In contrast, the word “pumpkin” originated in Europe. The word started out as “pepon”, from the Latin word for melon. In French it evolved into “pompom” and then “pompion”, used to describe the winter squashes introduced from the New World. And then, in English, the word evolved to become our familiar word “pumpkin”. In short, the word “pumpkin” at one time referred to any variety of winter squash. In some parts of the English-speaking world, such as Australia, this is still true.

Today the word “squash” can refer to any botanical fruit harvested from any domesticated species of Cucurbita — regardless of the size, shape, or color; regardless of whether it is harvested as a summer squash (immature) or a winter squash (mature); and regardless of how the fruit is ultimately used. Therefore all pumpkins are types of squash. In the U.S., we no longer use the word “pumpkin” to refer to all varieties of winter squash, but instead apply the word to any winter squash that meets any one of the following three criteria:

1) Any winter squash that is bright orange and approximately spherical, conforming to our current cultural stereotype of how a pumpkin should look. (Many of these pumpkins, but not all, belong to the species Cucurbita pepo.)

2) Any winter squash that is especially well suited for making pumpkin pie, or for the preparation of canned pumpkin. (Most of these pumpkins, but not all, belong to the species Cucurbita moschata.)

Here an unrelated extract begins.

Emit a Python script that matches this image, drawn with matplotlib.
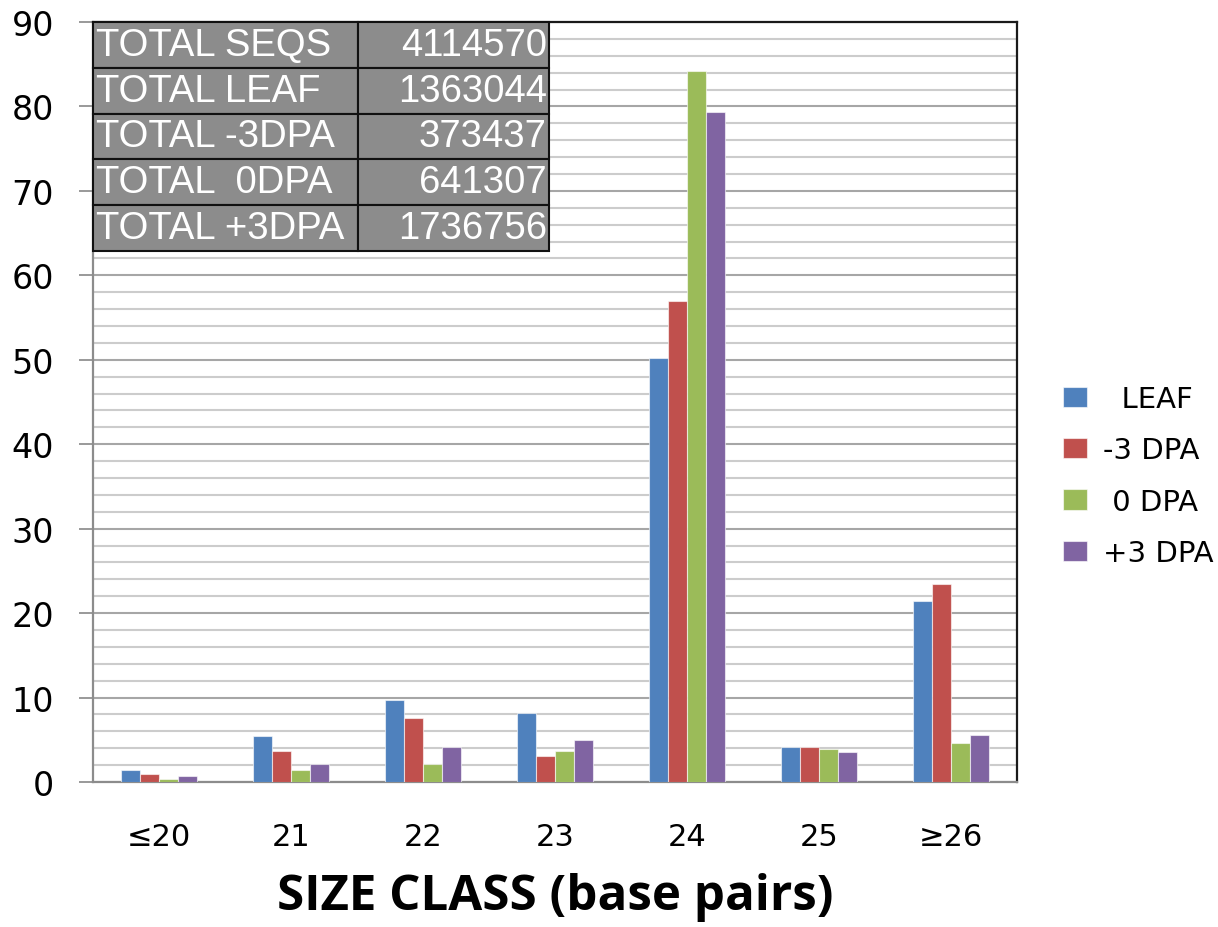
import matplotlib

matplotlib.use("Agg")
import matplotlib.pyplot as plt
import numpy as np
from matplotlib.ticker import MultipleLocator

plt.rcParams["font.family"] = ["DejaVu Sans"]

# Size classes and percentage of reads per tissue
categories = ["≤20", "21", "22", "23", "24", "25", "≥26"]
leaf = [1.4, 5.4, 9.7, 8.2, 50.2, 4.1, 21.4]
dpa_minus3 = [1.0, 3.7, 7.6, 3.1, 57.0, 4.2, 23.5]
dpa_0 = [0.3, 1.4, 2.1, 3.7, 84.2, 3.9, 4.6]
dpa_plus3 = [0.7, 2.1, 4.2, 5.0, 79.3, 3.5, 5.6]

series_labels = ["  LEAF", "-3 DPA", " 0 DPA", "+3 DPA"]
series_colors = ["#4F81BD", "#C0504D", "#9BBB59", "#8064A2"]

# Read totals table
table_labels = ["TOTAL SEQS", "TOTAL LEAF", "TOTAL -3DPA", "TOTAL  0DPA", "TOTAL +3DPA"]
table_values = ["4114570", "1363044", "373437", "641307", "1736756"]

fig = plt.figure(figsize=(12.18, 9.28), dpi=100)
ax = fig.add_axes([0.07635, 0.15625, 0.75862, 0.81897])

x = np.arange(len(categories))
width = 0.144
series = [leaf, dpa_minus3, dpa_0, dpa_plus3]
for i, (vals, lab, col) in enumerate(zip(series, series_labels, series_colors)):
    offset = (i - 1.5) * width
    ax.bar(x + offset, vals, width, color=col, label=lab,
           edgecolor=(1, 1, 1, 0.6), linewidth=0.8, zorder=3)

ax.set_xlim(-0.5, len(categories) - 0.5)
ax.set_ylim(0, 90)
ax.yaxis.set_major_locator(MultipleLocator(10))
ax.yaxis.set_minor_locator(MultipleLocator(2))
ax.grid(which="major", axis="y", color="#a6a6a6", linewidth=1.5, zorder=0)
ax.grid(which="minor", axis="y", color="#cccccc", linewidth=1.5, zorder=0)
ax.tick_params(axis="y", which="major", direction="out", length=10,
               width=1.2, color="#888888", labelsize=24, pad=18)
ax.tick_params(axis="y", which="minor", length=0)
ax.tick_params(axis="x", length=0, labelsize=22, pad=29)
ax.set_xticks(x)
ax.set_xticklabels(categories)

for side in ["left", "bottom"]:
    ax.spines[side].set_color("#8c8c8c")
    ax.spines[side].set_linewidth(1.6)
for side in ["top", "right"]:
    ax.spines[side].set_color("#1a1a1a")
    ax.spines[side].set_linewidth(1.6)

ax.set_xlabel("SIZE CLASS (base pairs)", family="Open Sans", fontweight="bold",
              fontsize=35.5, labelpad=15)

# totals table in the upper left corner
cell_text = [[a, b] for a, b in zip(table_labels, table_values)]
tbl = ax.table(cellText=cell_text, colWidths=[0.581, 0.419],
               bbox=[0.0, 0.6987, 0.4935, 0.3013], zorder=5)
tbl.auto_set_font_size(False)
for (r, c), cell in tbl.get_celld().items():
    cell.set_facecolor("#8c8c8c")
    cell.set_edgecolor("#111111")
    cell.set_linewidth(1.5)
    cell.PAD = 0.012
    txt = cell.get_text()
    txt.set_color("white")
    txt.set_fontsize(27.5)
    txt.set_family("Liberation Sans")
    txt.set_ha("left" if c == 0 else "right")
    cell._loc = "left" if c == 0 else "right"

fig.legend(loc="center left", bbox_to_anchor=(0.851, 0.486), frameon=False,
           fontsize=21, handlelength=0.82, handleheight=0.7,
           handletextpad=0.55, labelspacing=0.8)

fig.savefig("out.png", dpi=100)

3) Any winter squash that is capable of growing to enormous size, generally greater than 100 pounds. (All of these pumpkins belong to the species Cucurbita maxima.)

And there we have it. So now we can answer all parts and variations of our original question. “Is that really pumpkin in my canned pumpkin?” The answer is yes. “Is that actually squash in my canned pumpkin?” The answer is yes. “Can it really be both at the same time?” The answer is yes.